Besides determining the object's parallax, the follow-up observations also allowed the researchers to derive its six-dimensional position and kinematics. These results indicate that CFBDSIR 2149-0403 is most likely not a member of the AB Doradus moving group, as was claimed in earlier studies, thereby removing any strong independent constraint on its age.

"We now reject our initial hypothesis that CFBDSIR 2149-0403 would be a member of the AB Doradus moving group. This removes the most robust age constraint we had. Though determining that certainly improved our knowledge of the object it also made it more difficult to study, by adding age as a free parameter," Delorme said.

The most important conclusion in the new study is that CFBDSIR 2149-0403 is most probably either a young (less than 500 million years) isolated planetary-mass (between two and 13 Jupiter masses) object of late-T spectral type, or an older (2 to 3 billion years old), metallicity-enhanced brown dwarf, with a mass ranging from two to 40 Jupiter masses. However, the scientists noted that our theoretical understanding of cool, low-gravity and/or metallicity-enhanced atmospheres is not yet robust enough to decisively conclude which hypothesis is true. This is because these physical parameters have very similar effects on the emergent spectra of such atmospheres.

"CFBDSIR 2149-0403 is an atypical substellar that is either a 'free-floating planet' or a rare high-metallicity brown dwarf. Or a combination of both," Delorme concluded.
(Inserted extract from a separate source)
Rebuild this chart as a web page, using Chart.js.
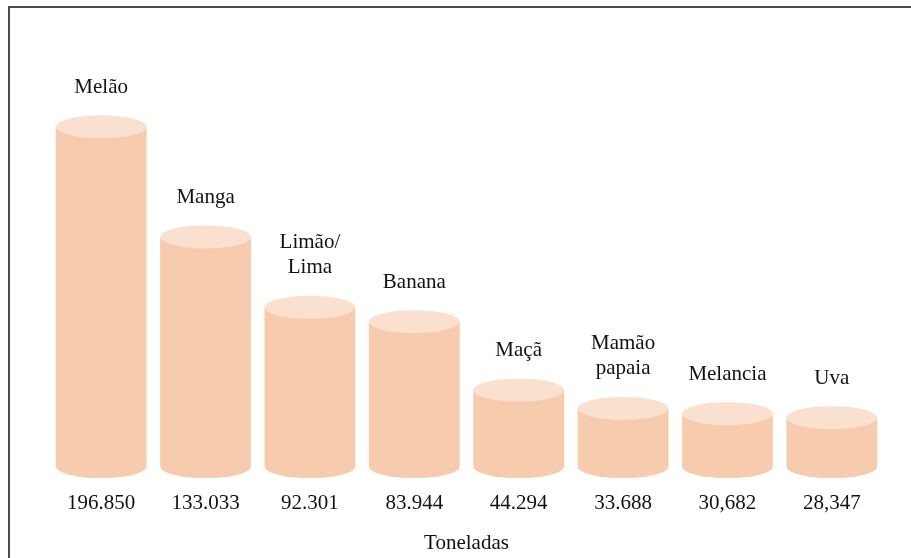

More information: CFBDSIR 2149-0403: young isolated planetary-mass object or high-metallicity low-mass brown dwarf?? arXiv:1703.00843 [astro-ph.SR] arxiv.org/abs/1703.00843

Abstract
We conducted a multi-wavelength, multi-instrument observational characterisation of the candidate free-floating planet CFBDSIR~J214947.2-040308.9, a late T-dwarf with possible low-gravity features, in order to constrain its physical properties. We analyzed 9 hours of X-Shooter spectroscopy with signal detectable from 0.8—2.3μm, as well as additional photometry in the mid-infrared using the Spitzer Space Telescope. Combined with a VLT/HAWK-I astrometric parallax, this enabled a full characterisation of the absolute flux from the visible to 5μm, encompassing more than 90% of the expected energy emitted by such a cool late T-type object. Our analysis of the spectrum also provided the radial velocity and therefore the determination of its full 3-D kinematics. While our new spectrum confirms the low gravity and/or high metallicity of CFBDSIR2149, the parallax and kinematics safely rule out membership to any known young moving group, including AB~Doradus. We use the equivalent width of the KI doublet at 1.25μm as a promising tool to discriminate the effects of low-gravity from the effects of high-metallicity on the emission spectra of cool atmospheres. In the case of CFBDSIR2149, the observed KI doublet clearly favours the low-gravity solution. CFBDSIR2149 is therefore a peculiar late-T dwarf that is probably a young, planetary-mass object (2—13Mjup, <500Myr) possibly similar to the exoplanet 51Erib, or perhaps a 2—40Mjup brown dwarf with super-solar metallicity.